Insider Brief
- Researchers at NIST and collaborating institutions have proposed a new method to make quantum sensors more resilient to environmental noise while maintaining enhanced sensitivity.
- The approach uses partial quantum error correction on entangled qubits, allowing sensors to tolerate some noise-related errors while still outperforming unentangled systems.
- Published in Physical Review Letters, the findings provide a theoretical framework that could enable future high-precision sensors for applications in healthcare, navigation, and mineral exploration.
PRESS RELEASE — Noise is annoying, whether you’re trying to sleep or exploit the laws of quantum physics. Although noise from environmental disturbances will always be with us, a team including scientists at the National Institute of Standards and Technology (NIST) may have found a new way of dealing with it at the microscopic scales where quantum physics reigns. Addressing this noise could make possible the best sensors ever made, with applications ranging from health care to mineral exploration.

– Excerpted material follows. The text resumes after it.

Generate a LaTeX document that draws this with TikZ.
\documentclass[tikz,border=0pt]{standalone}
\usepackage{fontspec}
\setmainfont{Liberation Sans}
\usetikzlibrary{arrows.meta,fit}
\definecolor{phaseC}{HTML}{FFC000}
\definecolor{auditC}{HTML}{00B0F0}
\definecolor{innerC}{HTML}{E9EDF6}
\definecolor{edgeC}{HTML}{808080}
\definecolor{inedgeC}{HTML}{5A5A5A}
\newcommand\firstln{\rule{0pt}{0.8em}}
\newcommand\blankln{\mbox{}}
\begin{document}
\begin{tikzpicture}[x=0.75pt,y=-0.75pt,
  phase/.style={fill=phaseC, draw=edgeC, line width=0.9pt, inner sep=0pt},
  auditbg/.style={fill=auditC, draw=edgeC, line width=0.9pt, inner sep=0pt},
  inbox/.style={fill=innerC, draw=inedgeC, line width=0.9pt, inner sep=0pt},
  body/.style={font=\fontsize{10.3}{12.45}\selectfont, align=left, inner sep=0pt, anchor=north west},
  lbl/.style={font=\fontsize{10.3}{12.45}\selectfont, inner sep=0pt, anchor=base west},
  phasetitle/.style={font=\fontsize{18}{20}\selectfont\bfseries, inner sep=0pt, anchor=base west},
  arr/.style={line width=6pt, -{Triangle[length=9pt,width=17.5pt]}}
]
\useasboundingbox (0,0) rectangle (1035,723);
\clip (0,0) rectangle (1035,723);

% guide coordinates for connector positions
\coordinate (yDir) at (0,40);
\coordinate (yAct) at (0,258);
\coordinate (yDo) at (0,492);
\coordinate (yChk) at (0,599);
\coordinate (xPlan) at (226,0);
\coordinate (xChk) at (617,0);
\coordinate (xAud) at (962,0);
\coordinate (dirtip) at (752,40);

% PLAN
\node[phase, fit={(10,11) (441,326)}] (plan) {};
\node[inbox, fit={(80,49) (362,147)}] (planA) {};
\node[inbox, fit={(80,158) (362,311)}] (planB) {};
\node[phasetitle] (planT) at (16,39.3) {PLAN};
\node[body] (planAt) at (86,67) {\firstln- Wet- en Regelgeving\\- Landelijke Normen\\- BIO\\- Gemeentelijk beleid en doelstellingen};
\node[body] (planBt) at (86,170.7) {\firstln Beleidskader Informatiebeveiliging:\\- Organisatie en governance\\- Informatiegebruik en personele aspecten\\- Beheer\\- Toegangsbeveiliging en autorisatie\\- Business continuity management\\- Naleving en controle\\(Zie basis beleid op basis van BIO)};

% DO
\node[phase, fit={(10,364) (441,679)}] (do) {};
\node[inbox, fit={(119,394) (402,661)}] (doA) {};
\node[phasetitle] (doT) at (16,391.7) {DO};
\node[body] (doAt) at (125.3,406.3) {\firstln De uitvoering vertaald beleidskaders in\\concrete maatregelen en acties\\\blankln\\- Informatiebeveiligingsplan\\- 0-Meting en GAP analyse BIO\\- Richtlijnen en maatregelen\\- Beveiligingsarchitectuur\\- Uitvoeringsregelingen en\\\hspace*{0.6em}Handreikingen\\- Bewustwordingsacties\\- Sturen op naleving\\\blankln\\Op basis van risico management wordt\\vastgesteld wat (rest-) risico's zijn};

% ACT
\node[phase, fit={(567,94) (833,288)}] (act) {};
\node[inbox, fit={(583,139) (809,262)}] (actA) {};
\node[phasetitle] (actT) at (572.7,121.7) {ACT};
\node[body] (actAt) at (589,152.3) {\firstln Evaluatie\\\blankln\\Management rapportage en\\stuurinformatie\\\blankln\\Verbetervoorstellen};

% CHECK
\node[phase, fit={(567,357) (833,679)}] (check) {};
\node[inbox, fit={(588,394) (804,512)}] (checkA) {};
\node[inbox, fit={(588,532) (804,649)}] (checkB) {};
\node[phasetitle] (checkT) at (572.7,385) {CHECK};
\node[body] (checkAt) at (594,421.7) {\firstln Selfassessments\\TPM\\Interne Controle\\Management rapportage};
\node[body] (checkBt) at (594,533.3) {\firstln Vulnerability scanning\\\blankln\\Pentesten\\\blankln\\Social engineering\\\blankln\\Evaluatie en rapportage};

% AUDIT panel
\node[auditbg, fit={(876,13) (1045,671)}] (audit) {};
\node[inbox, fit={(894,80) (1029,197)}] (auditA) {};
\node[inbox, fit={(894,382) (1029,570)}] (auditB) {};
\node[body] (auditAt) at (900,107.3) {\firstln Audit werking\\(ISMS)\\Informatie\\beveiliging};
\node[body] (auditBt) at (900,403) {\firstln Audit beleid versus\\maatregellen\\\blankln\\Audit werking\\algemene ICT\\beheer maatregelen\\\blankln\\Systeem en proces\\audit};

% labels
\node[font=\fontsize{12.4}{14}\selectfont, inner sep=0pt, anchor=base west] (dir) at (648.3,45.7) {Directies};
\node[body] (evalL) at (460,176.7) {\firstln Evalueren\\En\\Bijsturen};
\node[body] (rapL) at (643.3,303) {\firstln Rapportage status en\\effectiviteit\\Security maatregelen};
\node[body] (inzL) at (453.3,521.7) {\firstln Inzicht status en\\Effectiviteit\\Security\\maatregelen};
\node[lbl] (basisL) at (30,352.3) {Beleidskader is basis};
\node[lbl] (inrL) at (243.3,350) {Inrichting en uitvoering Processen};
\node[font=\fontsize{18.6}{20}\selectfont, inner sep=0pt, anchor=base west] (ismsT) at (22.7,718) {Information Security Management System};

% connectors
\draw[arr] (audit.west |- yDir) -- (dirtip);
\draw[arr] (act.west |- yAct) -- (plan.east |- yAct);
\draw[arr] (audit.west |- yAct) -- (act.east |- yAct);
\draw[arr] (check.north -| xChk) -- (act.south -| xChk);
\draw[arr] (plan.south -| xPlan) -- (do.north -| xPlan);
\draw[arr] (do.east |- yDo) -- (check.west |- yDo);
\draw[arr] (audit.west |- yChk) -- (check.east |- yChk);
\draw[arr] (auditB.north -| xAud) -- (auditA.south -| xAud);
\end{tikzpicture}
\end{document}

By taking advantage of quantum phenomena known as superposition and entanglement, researchers can measure subtle changes in the environment useful for everything from geology to GPS. But to do this, they must be able to see through the noise caused by environmental sources such as stray magnetic fields to detect, for example, an important signal from the brain.
New findings, detailed today in Physical Review Letters, would enable interlinked groups of quantum objects such as atoms to better sense the environment in the presence of noise. A horde of unlinked quantum objects can already outperform a conventional sensor. Linking them through the process of quantum entanglement can make them perform better still. However, entangling the group can make it vulnerable to environmental noise that causes errors, making the group lose its additional sensing advantage.
The team’s theoretical solution specifies how to design in advance a group of quantum objects called qubits — also known as the units of data in quantum computers — before they are used for the task of sensing. Rather than preparing the group in a way that will correct all the errors the interlinked qubits experience, the team has found that if it corrects only some of the errors, the sensor becomes more robust in the face of noise. The group of entangled qubits loses a bit of sensitivity in the process, but the trade is worthwhile, because the sensor still outperforms unentangled qubits.
“Usually in quantum error correction, you want to correct the error perfectly,” said Cheng-Ju (Jacob) Lin, one of the paper’s authors and a former Institute for Robust Quantum Simulation (RQS) postdoctoral fellow at the Joint Center for Quantum Information and Computer Science (QuICS), a joint institute of NIST and the University of Maryland. “But because we are using it for sensing, we only need to correct it approximately rather than exactly. As long as you prepare your entangled sensor the way we discovered, it will protect your sensor.”
Qubits can exist in multiple energy states, such as high and low, but they also can exist in a “superposition” of those states, acting as if they are simultaneously in all these states. This superposition is not only the property a quantum computer would harness to solve problems conventional computers find intractable, but it also makes the qubit highly sensitive to minute changes in its environment, such as the presence of a faint magnetic field, which would measurably affect the qubit’s energy state. Quantum-enhanced measurement techniques like this allow for higher precision than conventional sensing methods, making them useful in applications such as navigation.
But qubits can get even more sensitive with the use of an additional quantum property called entanglement, a phenomenon where multiple objects have interlinked quantum states. When a group of qubits is entangled, each qubit senses the signal not only directly but also through its links with other qubits, thereby amplifying the signal — making the group even better than unentangled qubits at sensing slight changes.
Increasing the number of entangled qubits dramatically improves the group’s capabilities as well. For example, compared to a single qubit in superposition, 100 unentangled qubits would be 10 times more sensitive, but 100 entangled qubits would be 100 times as sensitive.
The trouble is that entangling qubits generally requires complete isolation from environmental changes such as mechanical vibrations or temperature shifts. Such disturbances create what quantum technology designers call noise — a perennial problem for quantum computers and quantum sensing alike.
The team’s approach designs the group of entangled qubits so they can tolerate some noise-related errors. Building on observations seen in others’ experiments, the team applies techniques for correcting corrupted data in quantum computers — known as quantum error correction codes — to make the group robust in the face of noise.
“In analyzing these error correction codes, we found that there is a family of codes that protects entangled sensors,” Lin said. “One type of error correction code enables entangled qubits to detect magnetic fields with higher precision than unentangled qubits, even if some of the entangled qubits become corrupted with errors.”
While other teams’ experiments suggested the result, Lin said that his group’s paper places the findings on a more mathematically rigorous footing.
“It may take time for technologists to create sensors that take advantage of the findings,” he said. “However, the community’s understanding of quantum mechanics is good enough that we think the results will hold up under experiment, which we invite others to test in the lab.”